Le risque juridique est pourtant patent puisque le Conseil d’État a sanctionné, dès 1962, le refus d’édicter des règlements d’application et considère, depuis 1964, que ce refus est fautif et engage la responsabilité administrative. Il a même jugé, en 2000, que « l’exercice du pouvoir réglementaire comporte, non seulement le droit, mais aussi l’obligation de prendre dans un délai raisonnable les mesures qu’implique nécessairement l’application de la loi, hors le cas où le respect des engagements internationaux de la France y ferait obstacle ».
La solution doit donc d’abord être politique et volontaire. La plus évidente à nos yeux – nous ne sommes pas les seuls à la formuler – consisterait par conséquent à ce que le Gouvernement s’astreigne à transmettre dès le dépôt d’un projet de loi les projets de décrets correspondants, à l’image des études d’impact désormais obligatoirement annexées aux projets de loi et qui imposent, en principe, une argumentation plus serrée et une meilleure justification des dispositions proposées.
C’est une telle initiative qu’avait prise, en 1990, Michel Rocard, alors Premier ministre, lorsqu’il imposa à ses ministres de préparer, avant même la présentation en conseil des ministres des projets de loi, les décrets d’application ainsi que les grandes lignes du calendrier de leur publication.
Cette solution, qui nous paraît tellement évidente, existe déjà en réalité. L’article 67 de la loi du 9 décembre 2004 de simplification du droit fait ainsi obligation au Gouvernement de publier des rapports sur la mise en application de chaque loi six mois après l’entrée en vigueur de celle-ci. Monsieur le ministre, qu’en est-il aujourd’hui de ces rapports ?

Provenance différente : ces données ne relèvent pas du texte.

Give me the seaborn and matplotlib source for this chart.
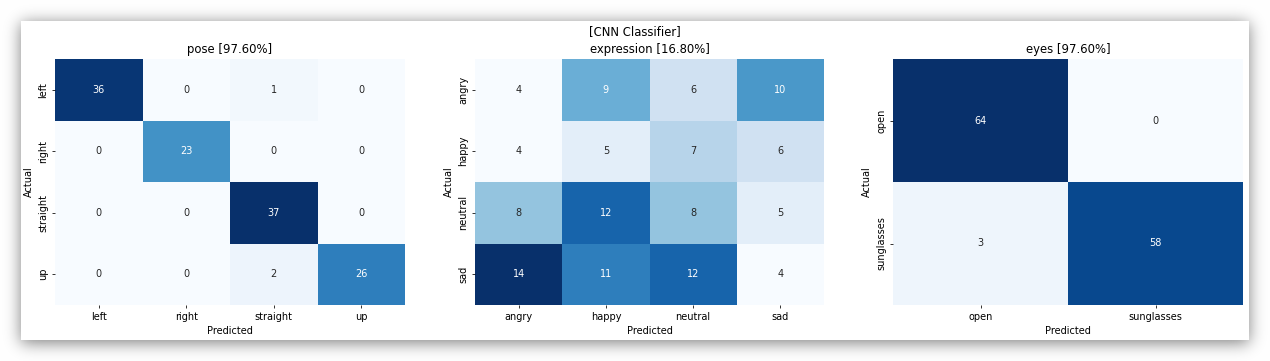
import numpy as np
import pandas as pd
import seaborn as sns
import matplotlib.pyplot as plt

pose_labels = ['left', 'right', 'straight', 'up']
pose_cm = [[36, 0, 1, 0],
           [0, 23, 0, 0],
           [0, 0, 37, 0],
           [0, 0, 2, 26]]

expr_labels = ['angry', 'happy', 'neutral', 'sad']
expr_cm = [[4, 9, 6, 10],
           [4, 5, 7, 6],
           [8, 12, 8, 5],
           [14, 11, 12, 4]]

eyes_labels = ['open', 'sunglasses']
eyes_cm = [[64, 0],
           [3, 58]]

titles = ['pose [97.60%]', 'expression [16.80%]', 'eyes [97.60%]']

W, H = 1270, 361
fig = plt.figure(figsize=(W / 70, H / 70), dpi=70)

# soft drop shadow like the screenshot: blurred rectangle behind a white panel
x0, y0, x1, y1 = 21, 21, 1249, 340
mask = np.zeros((H, W))
mask[y0 + 2:y1 + 3, x0:x1] = 1.0
k = np.exp(-0.5 * (np.arange(-24, 25) / 8.0) ** 2)
k /= k.sum()
blur = np.apply_along_axis(lambda r: np.convolve(r, k, mode='same'), 1, mask)
blur = np.apply_along_axis(lambda c: np.convolve(c, k, mode='same'), 0, blur)
shade = 1 - 0.5 * blur
shade[y0:y1, x0:x1] = 1.0
fig.figimage(np.dstack([shade] * 3), 0, 0, origin='upper', zorder=-5)

panels = [(pose_cm, pose_labels, 55, 405),
          (expr_cm, expr_labels, 475, 824),
          (eyes_cm, eyes_labels, 893, 1243)]
top, bottom = 59, 305

for (cm, labels, left, right), title in zip(panels, titles):
    ax = fig.add_axes([left / W, 1 - bottom / H, (right - left) / W, (bottom - top) / H])
    df = pd.DataFrame(cm, index=labels, columns=labels)
    sns.heatmap(df, annot=True, fmt='d', cmap='Blues', cbar=False, ax=ax)
    ax.set_title(title)
    ax.set_xlabel('Predicted')
    ax.set_ylabel('Actual')

fig.suptitle('[CNN Classifier]', y=1 - 32 / H, va='center')
fig.savefig('out.png', dpi=70, facecolor='white')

Je rappelle également que la circulaire du Premier ministre du 29 février 2008 impose une obligation de résultat aux ministres quant à la mise en application des lois. Est ainsi demandé à chaque ministre de créer au sein de son administration une structure chargée de coordonner le travail de mise en application des lois, d’améliorer le travail de coordination interministérielle, de fixer des échéanciers transmis au Parlement et d’édicter, dans les six mois suivant la publication d’une loi, l’ensemble des mesures d’application nécessaires.
Or, si le Gouvernement a bien pris soin de transmettre depuis 2008 les échéanciers de publication des textes réglementaires, seules 79 % des mesures réglementaires adoptées en 2009 et 2010 ont été publiées dans un délai de six mois, au lieu de 82 % en 2008 et 2009. Il pourrait donc être envisagé que le Gouvernement informe dans les meilleurs délais les commissions compétentes du Parlement des motifs de retard de publication.
Force est de constater, monsieur le ministre, que votre gouvernement a encore une lourde tâche à accomplir pour parvenir à une meilleure organisation de son travail et pour mieux informer le Parlement.
Il doit également échoir aux assemblées parlementaires de mieux déployer les moyens dont elles disposent pour accomplir leur mission de contrôle politique et informel de l’action du Gouvernement, rénovée depuis 2008.
C’est déjà ce que fait en partie l’Assemblée nationale : les députés qui rapportent un projet de loi sont également chargés d’assurer le contrôle de son exécution par la publication d’un rapport. Sans doute le Sénat pourrait-il s’inspirer de cette pratique, qui contribue à une meilleure information de tous, parlementaires comme grand public.
L’adoption de la proposition de loi du président Accoyer qui renforce les moyens du Parlement en matière de contrôle de l’action du Gouvernement nous aidera aussi certainement.
Mais, au-delà de ce contrôle informel et politique, se pose la question du contrôle juridique dans la mesure où, comme je viens de le dire, la responsabilité administrative de l’État peut être engagée.
Si le retard excessif d’édiction d’une mesure réglementaire peut être invoqué par toute personne y ayant intérêt, il est regrettable, selon nous, que les parlementaires ne puissent ès qualités introduire un tel recours. Or l’inaction du pouvoir réglementaire, qui peut être tout à fait volontaire, revient à priver d’effet la volonté du Parlement souverain, qui exprime, je le rappelle, la volonté générale.
La jurisprudence administrative ne reconnaît pas l’intérêt à agir d’un parlementaire sur le seul fondement de sa qualité d’élu, quand bien même il contesterait l’inaction fautive du Premier ministre, ou encore le non-respect de la volonté du Parlement.